Too hard to tell though. What would have happened worth noting if not for the Civil War is a hard question to answer.
 
I was browsing through the NY Times articles archives on Civil War-related topics and came on an editorial by Henry Louis Gates, Jr. entitled "A Pragmatic Precedent," comparing Lincoln and Obama. A line from the article caught my attention:

"A peacetime Lincoln would have been no Lincoln at all."

To me, it sounds too--pardon the expression--black and white, sort of a sweeping generalization. Do you agree or disagree with this statement?

Pam
I wonder what the good professor bases his opinion on here? Speculation? Clairvoyance? He does have a Ph.D in English, but not in History.
 
As I recall from the article (don't have it here in front of me), he was trying to make the point that a president needs a national "trial by fire" of sorts, such as Lincoln had the Civil War, in order to be hailed as a great leader. In the comparison between Obama and Lincoln, Gates wasn't saying he wished that on Obama, just that that was his opinion (not mine).

Pam
 
"A peacetime Lincoln would have been no Lincoln at all."
Pam

I think the author's kind of putting himself out on a limb to some extent, with no way of knowing what kind of crises would confront Lincoln. The country being as young as it was in 1860, and as small as it was, there are probably numerous domestic, economic, foreign predicaments besides civil war that could have befallen it. Maybe a more established foreign power would want to test this new form of government again, and in an imperialistic impulse, knowing what a small army the young country had for its defense, attack it and try to conquer it.
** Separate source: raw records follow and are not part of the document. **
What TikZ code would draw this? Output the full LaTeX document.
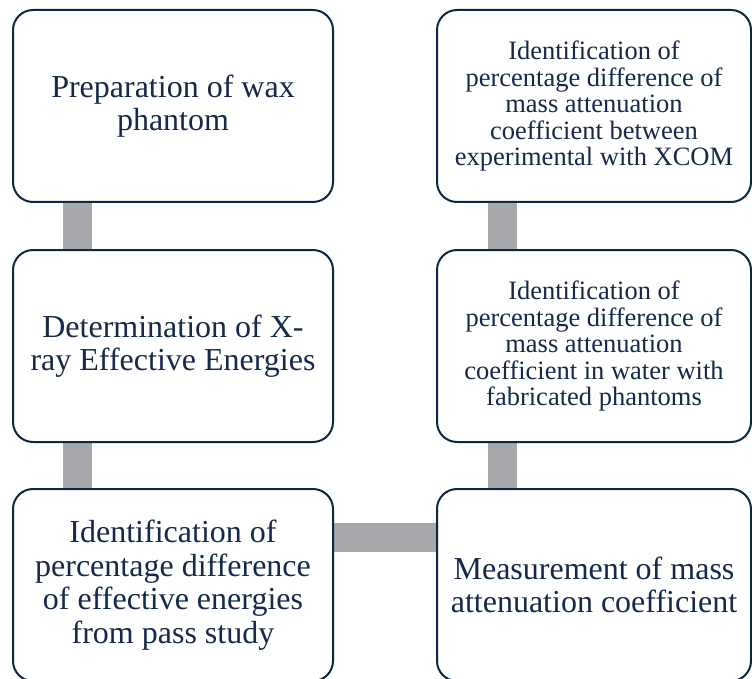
\documentclass[tikz,border=0pt]{standalone}
\usepackage{fontspec}
\setmainfont{Liberation Serif}
\usetikzlibrary{backgrounds}
\definecolor{navy}{HTML}{0E2841}
\definecolor{txt}{HTML}{15294A}
\definecolor{conngray}{HTML}{A7A8AB}
\tikzset{
  stepbox/.style={draw=navy, line width=2pt, rounded corners=20pt, fill=white,
    text=txt, align=center, inner sep=0pt, minimum height=192pt},
  leftbox/.style={stepbox, minimum width=320pt, font=\fontsize{32}{33.5}\selectfont},
  rightbox/.style={stepbox, minimum width=314pt, font=\fontsize{26.5}{26.5}\selectfont},
  bigrightbox/.style={stepbox, minimum width=314pt, font=\fontsize{32}{33.5}\selectfont},
  conn/.style={draw=conngray, line width=29pt}
}
\begin{document}
\begin{tikzpicture}[x=1pt,y=-1pt]
\useasboundingbox (0,0) rectangle (752,679);
\node[leftbox] (l1) at (173,106) {Preparation of wax\\phantom};
\node[leftbox] (l2) at (173,346) {Determination of X-\\ray Effective Energies};
\node[leftbox] (l3) at (173,585) {Identification of\\percentage difference\\of effective energies\\from pass study};
\node[rightbox] (r1) at (594,106) {Identification of\\percentage difference of\\mass attenuation\\coefficient between\\experimental with XCOM};
\node[rightbox] (r2) at (594,346) {Identification of\\percentage difference of\\mass attenuation\\coefficient in water with\\fabricated phantoms};
\node[bigrightbox] (r3) at (594,585) {Measurement of mass\\attenuation coefficient};
\begin{scope}[on background layer]
\draw[conn] ([xshift=65.5pt]l1.south west) -- ([xshift=65.5pt]l2.north west);
\draw[conn] ([xshift=65.5pt]l2.south west) -- ([xshift=65.5pt]l3.north west);
\draw[conn] ([xshift=66.5pt]r2.south west) -- ([xshift=66.5pt]r3.north west);
\draw[conn] ([yshift=48pt]l3.east) -- ([yshift=48pt]r3.west);
\draw[conn] ([xshift=66.5pt]r1.south west) -- ([xshift=66.5pt]r2.north west);
\end{scope}
\end{tikzpicture}
\end{document}
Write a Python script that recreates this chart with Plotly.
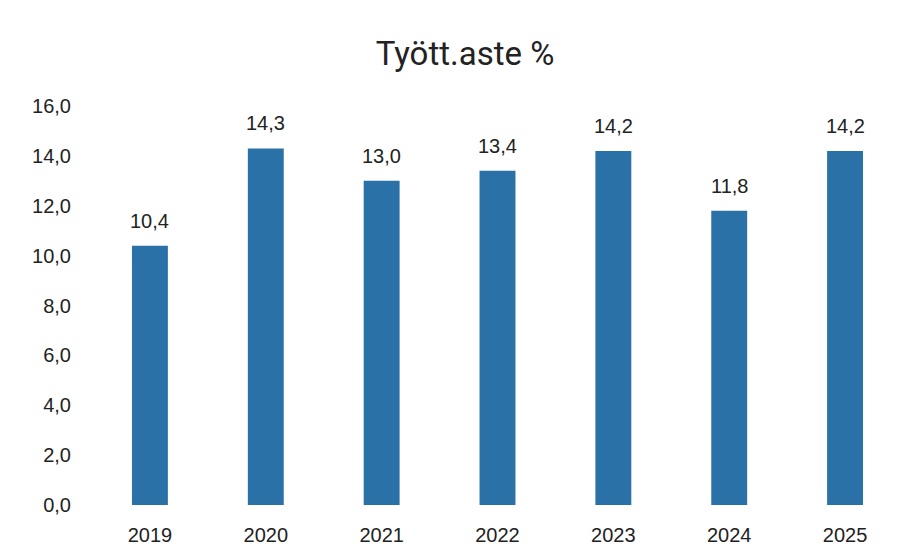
import plotly.graph_objects as go

years = ["2019", "2020", "2021", "2022", "2023", "2024", "2025"]
rates = [10.4, 14.3, 13.0, 13.4, 14.2, 11.8, 14.2]
labels = ["10,4", "14,3", "13,0", "13,4", "14,2", "11,8", "14,2"]

FONT = "Liberation Sans, Arial, sans-serif"

fig = go.Figure(go.Bar(
    x=years, y=rates,
    marker=dict(color="#2a71a7", line=dict(width=0)),
    hoverinfo="skip",
))

# category axis: annotation x given as the category index of each year
for i, (v, lab) in enumerate(zip(rates, labels)):
    fig.add_annotation(x=i, y=v, xref="x", yref="y", text=lab, showarrow=False,
                       yanchor="bottom", yshift=12,
                       font=dict(size=20, color="#222222", family=FONT))

fig.update_layout(
    width=914, height=540,
    paper_bgcolor="white", plot_bgcolor="white",
    margin=dict(l=84, r=19, t=98, b=43),
    bargap=0.69,
    showlegend=False,
    separators=",.",
    title=dict(text="Tyött.aste %", x=0.5, xanchor="center", y=0.915, yanchor="middle",
               font=dict(size=33, color="#222222", family="Roboto, sans-serif")),
    xaxis=dict(type="category", categoryorder="array", categoryarray=years,
               showgrid=False, showline=False, ticks="", ticklabelstandoff=16,
               automargin=False,
               tickfont=dict(size=20, color="#222222", family=FONT)),
    yaxis=dict(range=[0, 16], dtick=2, tickformat=".1f", showgrid=False, zeroline=False, showline=False,
               ticks="", ticklabelstandoff=20, automargin=False,
               tickfont=dict(size=20, color="#222222", family=FONT)),
)

fig.write_html("out.html")
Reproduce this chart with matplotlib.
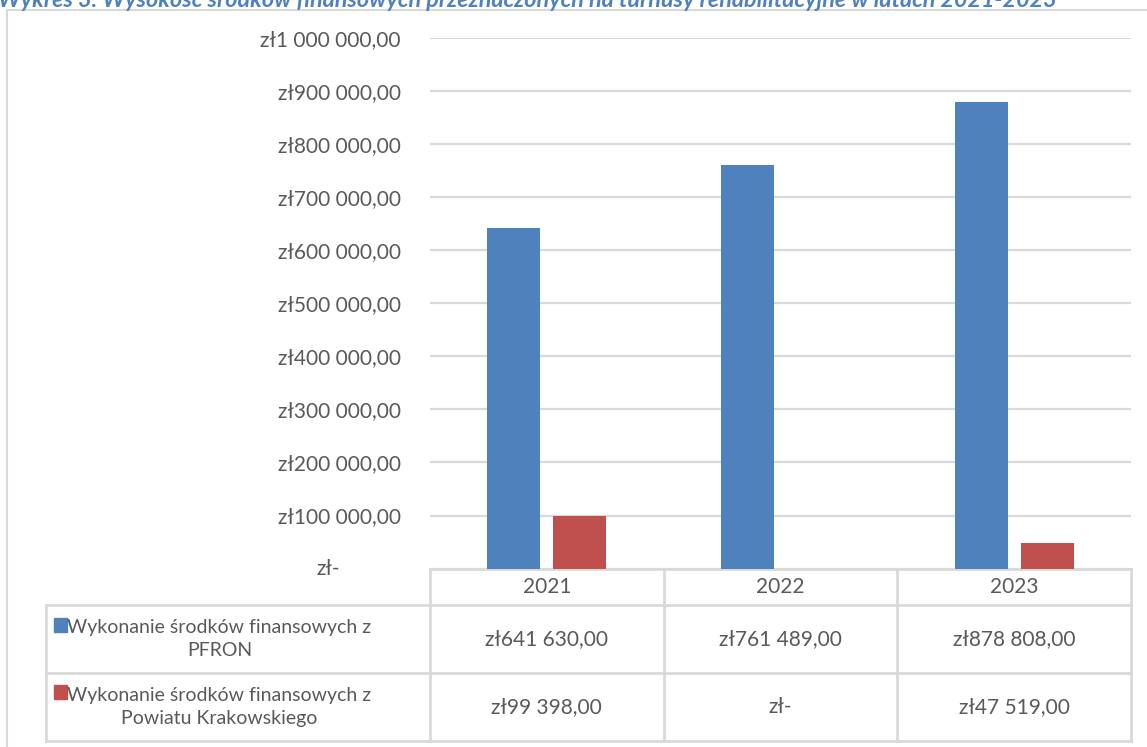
import matplotlib
matplotlib.use('Agg')
from matplotlib import pyplot as plt
from matplotlib.patches import Rectangle
from matplotlib.lines import Line2D
import numpy as np

years = ['2021', '2022', '2023']
pfron = [641630.00, 761489.00, 878808.00]
powiat = [99398.00, 0.00, 47519.00]
series_names = ['Wykonanie środków finansowych z\nPFRON',
                'Wykonanie środków finansowych z\nPowiatu Krakowskiego']
title = ('Wykres 3. Wysokość środków finansowych przeznaczonych na turnusy '
         'rehabilitacyjne w latach 2021-2023')

blue = '#4F81BD'
red = '#C0504D'
grey_txt = '#595959'
grid_col = '#D9D9D9'

plt.rcParams['font.family'] = ['Lato', 'DejaVu Sans']


def zl(v):
    if v == 0:
        return 'zł-'
    s = f'{v:,.2f}'.replace(',', ' ').replace('.', ',')
    return 'zł' + s


fig = plt.figure(figsize=(11.47, 7.47), dpi=100)
ax = fig.add_axes([430 / 1147, 1 - 568.6 / 747, 701 / 1147, 530.6 / 747])

x = np.arange(len(years))
w = 0.227
off = 0.141
ax.bar(x - off, pfron, w, color=blue, zorder=3)
ax.bar(x + off, powiat, w, color=red, zorder=3)

ax.set_xlim(-0.5, 2.5)
ax.set_ylim(0, 1000000)
ticks = np.arange(0, 1000001, 100000)
ax.set_yticks(ticks)
ax.set_yticklabels([zl(t) if t > 0 else '' for t in ticks])
ax.tick_params(axis='y', length=0, pad=21, labelsize=15, labelcolor=grey_txt)
ax.set_xticks([])
ax.grid(axis='y', color=grid_col, lw=1.6, zorder=0)
for sp in ax.spines.values():
    sp.set_visible(False)
# zero label of the accounting format sits further left
ax.text(-0.128, 0, 'zł-', transform=ax.transAxes, ha='right', va='center',
        fontsize=15, color=grey_txt)

# data table under the chart
T = ax.transAxes
rows_y = [0, -0.0686, -0.1968, -0.324]
left = -0.5478
kw = dict(transform=T, color=grid_col, lw=2, clip_on=False)
ax.add_line(Line2D([0, 1], [0, 0], **kw))
for yy in rows_y[1:]:
    ax.add_line(Line2D([left, 1], [yy, yy], **kw))
for xx in [0, 1 / 3, 2 / 3, 1]:
    ax.add_line(Line2D([xx, xx], [0, rows_y[-1]], **kw))
ax.add_line(Line2D([left, left], [rows_y[1], rows_y[-1]], **kw))

for i, yr in enumerate(years):
    cx = (i + 0.5) / 3
    ax.text(cx, -0.0347, yr, transform=T, ha='center', va='center',
            fontsize=15, color=grey_txt)
    ax.text(cx, -0.1327, zl(pfron[i]), transform=T, ha='center', va='center',
            fontsize=15, color=grey_txt)
    ax.text(cx, -0.2608, zl(powiat[i]), transform=T, ha='center', va='center',
            fontsize=15, color=grey_txt)

for name, col, yc, mb in [(series_names[0], blue, -0.1327, -0.1195),
                          (series_names[1], red, -0.2608, -0.2458)]:
    ax.add_patch(Rectangle((-0.5364, mb), 0.0186, 0.0264, transform=T,
                           color=col, clip_on=False))
    ax.text(-0.3003, yc, name, transform=T, ha='center', va='center',
            multialignment='center', linespacing=1.45, fontsize=14,
            color=grey_txt)

# chart area frame (partly outside the picture)
fk = dict(transform=fig.transFigure, color=grid_col, lw=1.5)
fig.add_artist(Line2D([7 / 1147, 1], [1 - 9.5 / 747, 1 - 9.5 / 747], **fk))
fig.add_artist(Line2D([7 / 1147, 7 / 1147], [0, 1 - 9.5 / 747], **fk))

fig.text(-0.002, 1 - 7 / 747, title, ha='left', va='baseline', fontsize=16.8,
         fontweight='bold', fontstyle='italic', color=blue)

fig.savefig('out.png', dpi=100)
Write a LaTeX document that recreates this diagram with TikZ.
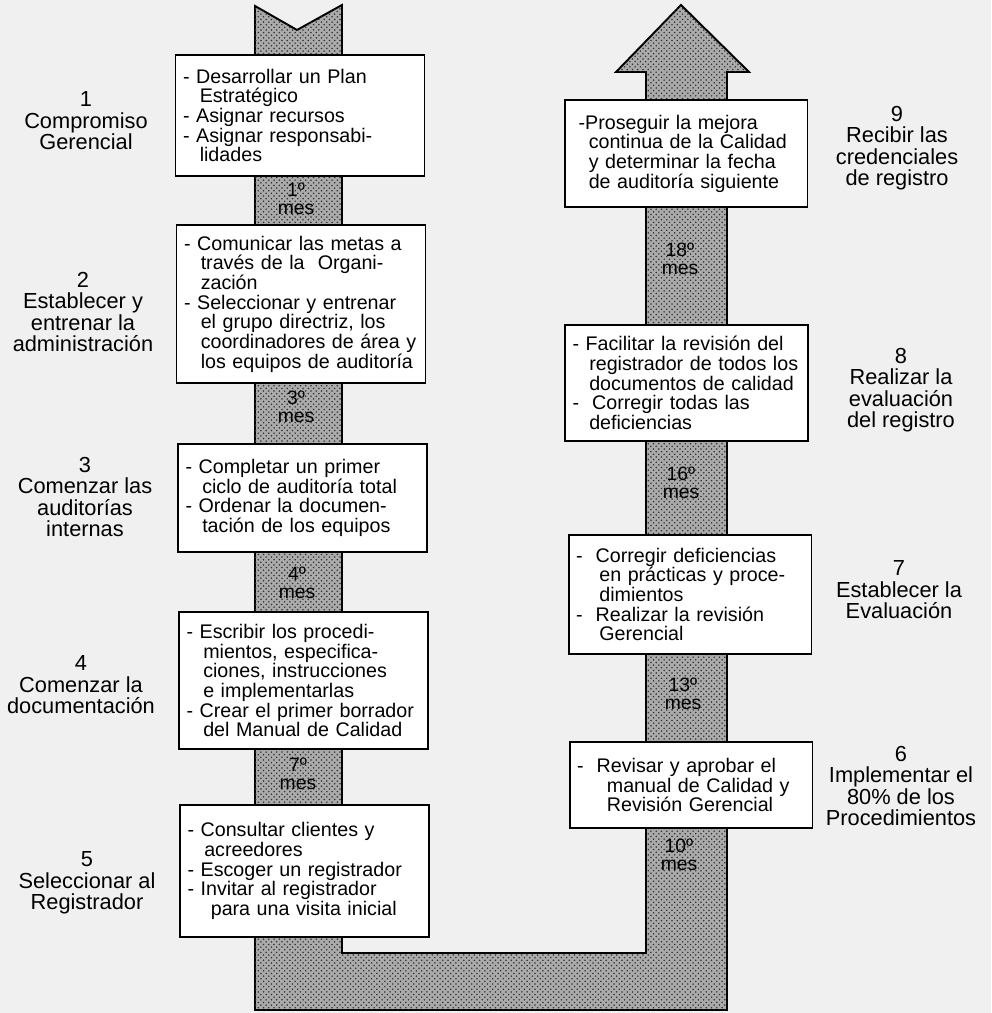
\documentclass[tikz,border=0pt]{standalone}
\usepackage{fontspec}
\setmainfont{Liberation Sans}
\usetikzlibrary{patterns}
\newcommand{\sg}{\hspace*{0.85em}}

\begin{document}
\begin{tikzpicture}[x=0.02cm,y=-0.02cm,line join=miter,
  flecha/.style={line width=1.1pt,fill=black!33,postaction={pattern=crosshatch dots,pattern color=black!80}},
  tarea/.style={draw,line width=1.1pt,fill=white,align=left,inner xsep=0.15cm,inner ysep=0pt,font=\fontsize{11.2}{11.2}\selectfont},
  tareaizq/.style={tarea,text width=4.68cm},
  tareader/.style={tarea,text width=4.56cm},
  etapa/.style={align=center,font=\fontsize{12.4}{12.2}\selectfont},
  plazo/.style={align=center,inner sep=0pt,font=\fontsize{11}{10.6}\selectfont}]
  \useasboundingbox[fill=black!6] (0,0) rectangle (991,1013);
  \draw[flecha] (255,6) -- (255,1010) -- (727,1010) -- (727,72) -- (749,72) -- (681,5)
    -- (616,72) -- (646,72) -- (646,953) -- (342,953) -- (342,5) -- (297,30) -- cycle;
  \node[tareaizq,minimum height=2.42cm] (p1) at (300,115.5)
    {- Desarrollar un Plan\\\sg Estratégico\\- Asignar recursos\\- Asignar responsabi-\\\sg lidades};
  \node[tareaizq,minimum height=3.16cm] (p2) at (301,304)
    {- Comunicar las metas a\\\sg través de la\ \ Organi-\\\sg zación\\- Seleccionar y entrenar\\\sg el grupo directriz, los\\\sg coordinadores de área~y\\\sg los equipos de auditoría};
  \node[tareaizq,minimum height=2.16cm] (p3) at (302.5,498)
    {- Completar un primer\\\sg ciclo de auditoría total\\- Ordenar la documen-\\\sg tación de los equipos};
  \node[tareaizq,minimum height=2.74cm] (p4) at (303.5,680.5)
    {- Escribir los procedi-\\\sg mientos, especifica-\\\sg ciones, instrucciones\\\sg e implementarlas\\- Crear el primer borrador\\\sg del Manual de Calidad};
  \node[tareaizq,minimum height=2.64cm] (p5) at (304.5,871)
    {- Consultar clientes y\\\sg acreedores\\- Escoger un registrador\\- Invitar al registrador\\\sg\ para una visita inicial};
  \node[tareader,minimum height=1.72cm] (p6) at (691,785)
    {-\ \ Revisar y aprobar el\\\sg\ \ manual de Calidad y\\\sg\ \ Revisión Gerencial};
  \node[tareader,minimum height=2.38cm] (p7) at (690,594.5)
    {-\ \ Corregir deficiencias\\\sg\ en prácticas y proce-\\\sg\ dimientos\\-\ \ Realizar la revisión\\\sg\ Gerencial};
  \node[tareader,minimum height=2.32cm] (p8) at (686.5,383)
    {- Facilitar la revisión del\\\sg registrador de todos los\\\sg documentos de calidad\\-\ \ Corregir todas las\\\sg deficiencias};
  \node[tareader,minimum height=2.14cm] (p9) at (686,153.5)
    {\ -Proseguir la mejora\\\sg continua de la Calidad\\\sg y determinar la fecha\\\sg de auditoría siguiente};
  \node[etapa] (e1) at (86,121) {1\\Compromiso\\Gerencial};
  \node[etapa] (e2) at (83,312) {2\\Establecer y\\entrenar la\\administración};
  \node[etapa] (e3) at (85,497) {3\\Comenzar las\\auditorías\\internas};
  \node[etapa] (e4) at (81,685) {4\\Comenzar la\\documentación};
  \node[etapa] (e5) at (87,883) {5\\Seleccionar al\\Registrador};
  \node[etapa] (e6) at (901,786) {6\\Implementar el\\80\% de los\\Procedimientos};
  \node[etapa] (e7) at (899,590) {7\\Establecer la\\Evaluación};
  \node[etapa] (e8) at (901,390) {8\\Realizar la\\evaluación\\del registro};
  \node[etapa] (e9) at (897,148) {9\\Recibir las\\credenciales\\de registro};
  \node[plazo] (m1) at (296,199) {1º\\mes};
  \node[plazo] (m2) at (296,407) {3º\\mes};
  \node[plazo] (m3) at (297,583) {4º\\mes};
  \node[plazo] (m4) at (298,774) {7º\\mes};
  \node[plazo] (m5) at (679,855) {10º\\mes};
  \node[plazo] (m6) at (683,694) {13º\\mes};
  \node[plazo] (m7) at (681,483) {16º\\mes};
  \node[plazo] (m8) at (680,259) {18º\\mes};
\end{tikzpicture}
\end{document}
Regardless of the problem or catastrophy Lincoln would have stepped up and been able to 'Lincolnize' the problem, bring the Lincoln intellect, knowledge, communication skills, patience, to the table, just as he did for the Union in its ordeal.

Freddy's right the prof can only speculate, and it's quite easy to hypothesize 150 years after the fact and try to guess what kind of president Lincoln would have been without the rebellion. I mean, who's going to say he's wrong? The best we can do is speculate too.







Lee
 
Well, I suppose you could say that we would only notice he was a great leader if something happened that showed those qualties - to quote Scott Adams: "(T)he only reason for leadership is to convince people to do things that are either dangerous (like invading another country) or stupid (working hard without extra pay)." (Don't Step in the Leadership was published in 1999, for the curious).

That being said, that doesn't mean Lincoln wouldn't do anything worth being remembered for, which was the initial impression I had of what he (Gates) meant.
 
This is supposition, of course, but I think that war or no war, Lincoln would have managed to put an end to slavery, and for that he would have been, and always will be, remembered.